* SET EXERCISE: Beginning with the first line, set down every line through the one containing "x800 = list(range(0, 801, 20))", exactly as it appears, but not the pictures.

* MATERIAL PROVIDED:
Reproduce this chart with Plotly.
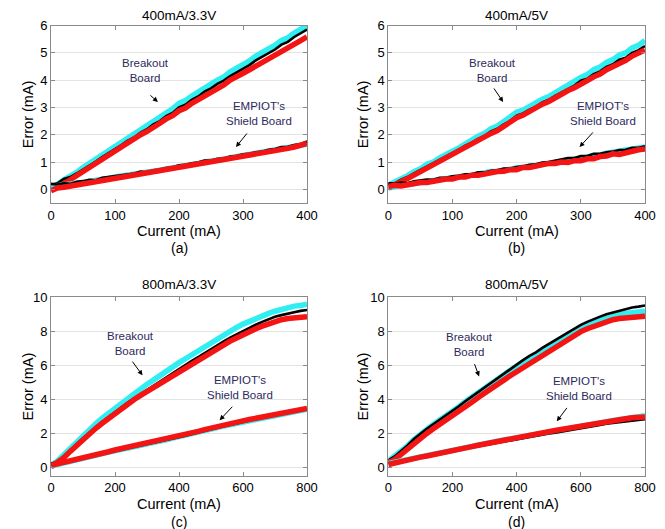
import plotly.graph_objects as go

# ---------------- data ----------------
x400 = list(range(0, 401, 10))
x800 = list(range(0, 801, 20))

# (a) 400mA/3.3V
a_break_cyan = [0.12,0.18,0.35,0.48,0.62,0.80,0.95,1.10,1.28,1.42,1.60,1.72,1.90,2.02,2.20,2.33,2.50,2.62,2.80,2.95,3.15,3.25,3.42,3.55,3.72,3.85,4.00,4.12,4.30,4.42,4.58,4.70,4.88,5.00,5.15,5.28,5.45,5.55,5.72,5.85,6.00]
a_break_black = [0.15,0.22,0.38,0.45,0.58,0.72,0.88,1.02,1.18,1.32,1.48,1.62,1.78,1.90,2.08,2.20,2.38,2.50,2.68,2.80,3.00,3.10,3.28,3.40,3.58,3.70,3.86,3.98,4.15,4.28,4.42,4.55,4.72,4.85,5.00,5.12,5.30,5.40,5.58,5.70,5.85]
a_break_red = [0.00,0.08,0.20,0.35,0.50,0.65,0.82,0.98,1.12,1.28,1.42,1.55,1.72,1.85,2.00,2.12,2.30,2.42,2.58,2.70,2.88,2.98,3.15,3.28,3.45,3.55,3.72,3.82,4.00,4.10,4.25,4.38,4.52,4.65,4.80,4.92,5.08,5.18,5.32,5.45,5.58]
a_shield_cyan = [0.10,0.12,0.15,0.18,0.22,0.25,0.30,0.32,0.38,0.40,0.45,0.48,0.52,0.55,0.60,0.62,0.68,0.70,0.75,0.78,0.85,0.87,0.92,0.95,1.00,1.02,1.08,1.10,1.16,1.20,1.25,1.28,1.34,1.36,1.42,1.45,1.50,1.53,1.58,1.62,1.65]
a_shield_black = [0.20,0.18,0.22,0.20,0.28,0.30,0.35,0.33,0.42,0.45,0.48,0.50,0.55,0.58,0.65,0.62,0.70,0.72,0.78,0.80,0.88,0.90,0.95,0.98,1.05,1.05,1.12,1.12,1.20,1.22,1.28,1.30,1.36,1.38,1.45,1.48,1.55,1.56,1.62,1.66,1.75]
a_shield_red = [-0.05,0.05,0.08,0.12,0.15,0.20,0.22,0.28,0.30,0.36,0.40,0.44,0.48,0.52,0.55,0.60,0.62,0.68,0.72,0.75,0.80,0.85,0.88,0.93,0.96,1.00,1.05,1.08,1.12,1.18,1.20,1.25,1.30,1.32,1.38,1.42,1.45,1.50,1.55,1.60,1.68]

# (b) 400mA/5V
b_break_cyan = [0.15,0.25,0.40,0.50,0.65,0.75,0.92,1.00,1.15,1.25,1.40,1.52,1.68,1.78,1.95,2.05,2.22,2.32,2.50,2.62,2.82,2.90,3.05,3.15,3.30,3.40,3.55,3.68,3.85,3.95,4.10,4.20,4.38,4.48,4.65,4.75,4.92,5.00,5.18,5.28,5.45]
b_break_black = [0.20,0.22,0.35,0.45,0.58,0.70,0.85,0.95,1.08,1.18,1.32,1.45,1.60,1.70,1.85,1.95,2.12,2.22,2.38,2.50,2.70,2.78,2.92,3.02,3.18,3.28,3.42,3.55,3.70,3.80,3.98,4.05,4.22,4.32,4.48,4.58,4.75,4.82,5.00,5.10,5.25]
b_break_red = [0.05,0.15,0.28,0.40,0.52,0.65,0.78,0.90,1.02,1.14,1.28,1.40,1.55,1.65,1.80,1.90,2.05,2.15,2.32,2.45,2.62,2.72,2.86,2.96,3.12,3.22,3.36,3.48,3.62,3.72,3.88,3.98,4.12,4.22,4.38,4.48,4.62,4.72,4.88,4.98,5.10]
b_shield_cyan = [0.05,0.12,0.15,0.18,0.22,0.25,0.28,0.30,0.35,0.38,0.42,0.45,0.50,0.52,0.58,0.60,0.65,0.66,0.72,0.74,0.78,0.80,0.85,0.87,0.92,0.95,1.00,1.02,1.08,1.10,1.15,1.18,1.24,1.25,1.32,1.35,1.40,1.42,1.48,1.50,1.55]
b_shield_black = [0.22,0.20,0.25,0.22,0.30,0.32,0.36,0.35,0.42,0.42,0.48,0.50,0.55,0.55,0.62,0.62,0.68,0.70,0.76,0.76,0.82,0.84,0.90,0.92,0.98,1.00,1.05,1.08,1.15,1.15,1.22,1.22,1.30,1.30,1.36,1.38,1.44,1.45,1.52,1.52,1.58]
b_shield_red = [0.10,0.15,0.12,0.18,0.20,0.25,0.25,0.30,0.32,0.38,0.38,0.45,0.45,0.52,0.52,0.58,0.60,0.65,0.66,0.72,0.72,0.80,0.80,0.86,0.88,0.95,0.95,1.00,0.98,1.05,1.05,1.12,1.12,1.20,1.22,1.30,1.28,1.35,1.38,1.45,1.48]

# (c) 800mA/3.3V
c_break_cyan = [0.10,0.35,0.72,1.10,1.50,1.88,2.22,2.55,2.88,3.18,3.48,3.78,4.05,4.35,4.60,4.88,5.12,5.40,5.62,5.90,6.15,6.38,6.62,6.85,7.08,7.30,7.55,7.75,8.00,8.22,8.42,8.60,8.75,8.92,9.05,9.18,9.30,9.38,9.48,9.52,9.60]
c_break_black = [0.20,0.30,0.62,1.00,1.35,1.70,2.02,2.35,2.65,2.95,3.25,3.52,3.80,4.05,4.30,4.55,4.80,5.02,5.28,5.52,5.80,6.02,6.25,6.48,6.72,6.95,7.18,7.40,7.62,7.82,8.02,8.20,8.38,8.55,8.70,8.85,8.95,9.05,9.12,9.20,9.25]
c_break_red = [0.00,0.25,0.55,0.92,1.28,1.62,1.95,2.28,2.58,2.88,3.18,3.45,3.72,3.98,4.22,4.45,4.70,4.92,5.18,5.40,5.65,5.85,6.08,6.30,6.52,6.78,7.00,7.20,7.42,7.60,7.80,7.98,8.15,8.30,8.45,8.58,8.68,8.75,8.80,8.85,8.85]
c_shield_cyan = [0.05,0.15,0.22,0.35,0.42,0.52,0.60,0.70,0.78,0.88,0.95,1.05,1.12,1.20,1.28,1.36,1.42,1.52,1.60,1.70,1.78,1.88,1.95,2.05,2.15,2.25,2.32,2.42,2.50,2.60,2.68,2.75,2.82,2.90,2.98,3.05,3.12,3.20,3.28,3.35,3.40]
c_shield_black = [0.22,0.20,0.28,0.35,0.45,0.52,0.62,0.68,0.78,0.85,0.95,1.02,1.10,1.18,1.28,1.35,1.42,1.50,1.60,1.68,1.78,1.85,1.95,2.05,2.15,2.22,2.32,2.40,2.50,2.58,2.66,2.75,2.82,2.90,2.98,3.05,3.12,3.20,3.28,3.35,3.42]
c_shield_red = [0.10,0.18,0.30,0.38,0.48,0.55,0.65,0.72,0.82,0.90,1.00,1.08,1.15,1.24,1.32,1.40,1.48,1.56,1.65,1.74,1.82,1.92,2.00,2.10,2.20,2.30,2.38,2.46,2.55,2.64,2.72,2.80,2.88,2.95,3.02,3.10,3.18,3.26,3.32,3.40,3.45]

# (d) 800mA/5V
d_break_cyan = [0.35,0.62,0.92,1.25,1.62,1.95,2.22,2.50,2.75,3.02,3.28,3.55,3.85,4.12,4.42,4.68,4.95,5.20,5.45,5.70,5.95,6.20,6.42,6.65,6.90,7.12,7.35,7.58,7.80,8.02,8.22,8.38,8.52,8.65,8.78,8.88,8.98,9.05,9.10,9.15,9.18]
d_break_black = [0.40,0.62,0.95,1.27,1.65,1.97,2.25,2.52,2.78,3.05,3.32,3.58,3.88,4.15,4.46,4.72,5.00,5.26,5.52,5.78,6.05,6.30,6.55,6.76,7.02,7.24,7.50,7.70,7.95,8.16,8.38,8.55,8.72,8.86,9.00,9.10,9.22,9.30,9.40,9.45,9.52]
d_break_red = [0.25,0.45,0.75,1.08,1.40,1.72,1.98,2.25,2.50,2.75,3.00,3.28,3.55,3.82,4.10,4.38,4.62,4.88,5.12,5.38,5.62,5.88,6.10,6.35,6.60,6.85,7.08,7.30,7.52,7.75,7.98,8.15,8.30,8.42,8.55,8.68,8.75,8.80,8.82,8.85,8.88]
d_shield_cyan = [0.20,0.28,0.35,0.45,0.52,0.62,0.68,0.75,0.85,0.90,0.98,1.05,1.12,1.22,1.30,1.38,1.45,1.52,1.60,1.65,1.72,1.80,1.88,1.95,2.02,2.10,2.15,2.22,2.28,2.35,2.42,2.48,2.55,2.62,2.68,2.75,2.80,2.85,2.92,2.98,3.02]
d_shield_black = [0.22,0.30,0.32,0.42,0.50,0.58,0.66,0.72,0.82,0.88,0.95,1.02,1.10,1.18,1.25,1.32,1.38,1.45,1.52,1.58,1.65,1.72,1.78,1.85,1.92,1.98,2.02,2.08,2.15,2.22,2.28,2.35,2.42,2.48,2.55,2.60,2.65,2.70,2.75,2.80,2.82]
d_shield_red = [0.15,0.25,0.32,0.40,0.50,0.58,0.65,0.74,0.82,0.90,0.96,1.04,1.12,1.20,1.28,1.36,1.44,1.50,1.58,1.65,1.72,1.80,1.86,1.94,2.02,2.08,2.15,2.22,2.28,2.35,2.42,2.50,2.56,2.62,2.68,2.74,2.78,2.84,2.90,2.95,2.95]

titles = ["400mA/3.3V", "400mA/5V", "800mA/3.3V", "800mA/5V"]
sublabels = ["(a)", "(b)", "(c)", "(d)"]
x_ticks_400 = [0, 100, 200, 300, 400]
x_ticks_800 = [0, 200, 400, 600, 800]
y_ticks_6 = [0, 1, 2, 3, 4, 5, 6]
y_ticks_10 = [0, 2, 4, 6, 8, 10]

panels = [
    dict(x=x400, series=[a_break_cyan, a_break_black, a_break_red, a_shield_cyan, a_shield_black, a_shield_red]),
    dict(x=x400, series=[b_break_cyan, b_break_black, b_break_red, b_shield_cyan, b_shield_black, b_shield_red]),
    dict(x=x800, series=[c_break_cyan, c_break_black, c_break_red, c_shield_cyan, c_shield_black, c_shield_red]),
    dict(x=x800, series=[d_break_cyan, d_break_black, d_break_red, d_shield_cyan, d_shield_black, d_shield_red]),
]

# ---------------- layout geometry ----------------
W, H = 665, 529
xdom_px = [(51, 307), (388.3, 645), (51, 307), (388.3, 645)]
ydom_px = [(25.5, 203), (25.5, 203), (297.3, 475.5), (297.3, 475.5)]

COL_CYAN = "#30eef2"
COL_BLACK = "#000000"
COL_RED = "#f41414"
TXT = "#2c2a5c"
AXC = "#8a8a8a"
FONT = "Liberation Sans, Arial, Helvetica, sans-serif"

fig = go.Figure()
order = [(0, COL_CYAN, 5.5), (1, COL_BLACK, 2.6), (2, COL_RED, 5.5)]
for i, p in enumerate(panels):
    xa = "x" if i == 0 else f"x{i+1}"
    ya = "y" if i == 0 else f"y{i+1}"
    for group in (0, 3):
        for k, col, w in order:
            fig.add_trace(go.Scatter(
                x=p["x"], y=p["series"][group + k], mode="lines",
                line=dict(color=col, width=w), xaxis=xa, yaxis=ya,
                showlegend=False, hoverinfo="skip"))

layout = dict(
    template="none",
    width=W, height=H, margin=dict(l=0, r=0, t=0, b=0, autoexpand=False),
    paper_bgcolor="white", plot_bgcolor="white",
    font=dict(family=FONT, size=13, color="black"),
    showlegend=False,
)
annotations = []
for i in range(4):
    sx = "" if i == 0 else str(i + 1)
    x0, x1 = xdom_px[i]
    y0, y1 = ydom_px[i]
    big = i >= 2
    layout["xaxis" + sx] = dict(
        domain=[x0 / W, x1 / W], anchor="y" + sx, automargin=False,
        range=[0, 800 if big else 400],
        tickvals=x_ticks_800 if big else x_ticks_400,
        showgrid=False, zeroline=False, showline=True, linecolor=AXC, linewidth=1,
        mirror="ticks", ticks="inside", ticklen=4, tickcolor=AXC,
        tickfont=dict(size=13, color="black"),
    )
    layout["yaxis" + sx] = dict(
        domain=[1 - y1 / H, 1 - y0 / H], anchor="x" + sx, automargin=False,
        range=[-0.5, 10] if big else [-0.5, 6],
        tickvals=y_ticks_10 if big else y_ticks_6,
        showgrid=True, gridcolor="#e3e3e3", gridwidth=1,
        zeroline=False, showline=True, linecolor=AXC, linewidth=1,
        mirror="ticks", ticks="inside", ticklen=4, tickcolor=AXC,
        tickfont=dict(size=13, color="black"),
    )
    cx = (x0 + x1) / 2 / W
    top_title_y = (15 if not big else 284)
    annotations.append(dict(text=titles[i], xref="paper", yref="paper", x=cx, y=1 - top_title_y / H,
                            showarrow=False, font=dict(size=13.5, color="black"),
                            xanchor="center", yanchor="middle"))
    xt_y = 230.5 if not big else 504
    sl_y = 248 if not big else 521.5
    annotations.append(dict(text="Current (mA)", xref="paper", yref="paper", x=cx, y=1 - xt_y / H,
                            showarrow=False, font=dict(size=14.5, color="black"),
                            xanchor="center", yanchor="middle"))
    annotations.append(dict(text=sublabels[i], xref="paper", yref="paper", x=cx, y=1 - sl_y / H,
                            showarrow=False, font=dict(size=14, color="black"),
                            xanchor="center", yanchor="middle"))
    yt_x = 28 if i % 2 == 0 else 363
    annotations.append(dict(text="Error (mA)", xref="paper", yref="paper", x=yt_x / W,
                            y=1 - (y0 + y1) / 2 / H, textangle=-90,
                            showarrow=False, font=dict(size=14.5, color="black"),
                            xanchor="center", yanchor="middle"))

# text labels and arrows (data coordinates)
labels = [
    # (text pos), (arrow tail), (arrow tip) for Breakout, then Shield
    [((148, 4.37), (153, 3.49), (167, 3.20)), ((325, 2.79), (308, 2.10), (289, 1.55))],
    [((163, 4.37), (163, 3.75), (179, 3.20)), ((334, 2.76), (321, 2.14), (298, 1.55))],
    [((248, 7.30), (251, 6.30), (286, 5.40)), ((592, 4.70), (571, 3.64), (527, 2.76))],
    [((254, 7.20), (267, 6.15), (283, 5.34)), ((594, 4.60), (560, 3.57), (525, 2.69))],
]
label_texts = ["Breakout<br>Board", "EMPIOT's<br>Shield Board"]
for i in range(4):
    sx = "" if i == 0 else str(i + 1)
    for j in range(2):
        (tx, ty), (ax_, ay_), (hx, hy) = labels[i][j]
        annotations.append(dict(text=label_texts[j], xref="x" + sx, yref="y" + sx, x=tx, y=ty,
                                showarrow=False, font=dict(size=11.5, color=TXT),
                                xanchor="center", yanchor="middle"))
        annotations.append(dict(text="", xref="x" + sx, yref="y" + sx, x=hx, y=hy,
                                axref="x" + sx, ayref="y" + sx, ax=ax_, ay=ay_,
                                showarrow=True, arrowhead=2, arrowsize=1, arrowwidth=1,
                                arrowcolor="black"))
layout["annotations"] = annotations
fig.update_layout(**layout)
fig.write_html(
    "out.html",
    config={"displayModeBar": False},
    post_script="document.body.style.margin='0';document.body.style.padding='0';document.body.style.overflow='hidden';",
)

* TASK SOLUTION:
Reproduce this chart with Plotly.
import plotly.graph_objects as go

# ---------------- data ----------------
x400 = list(range(0, 401, 10))
x800 = list(range(0, 801, 20))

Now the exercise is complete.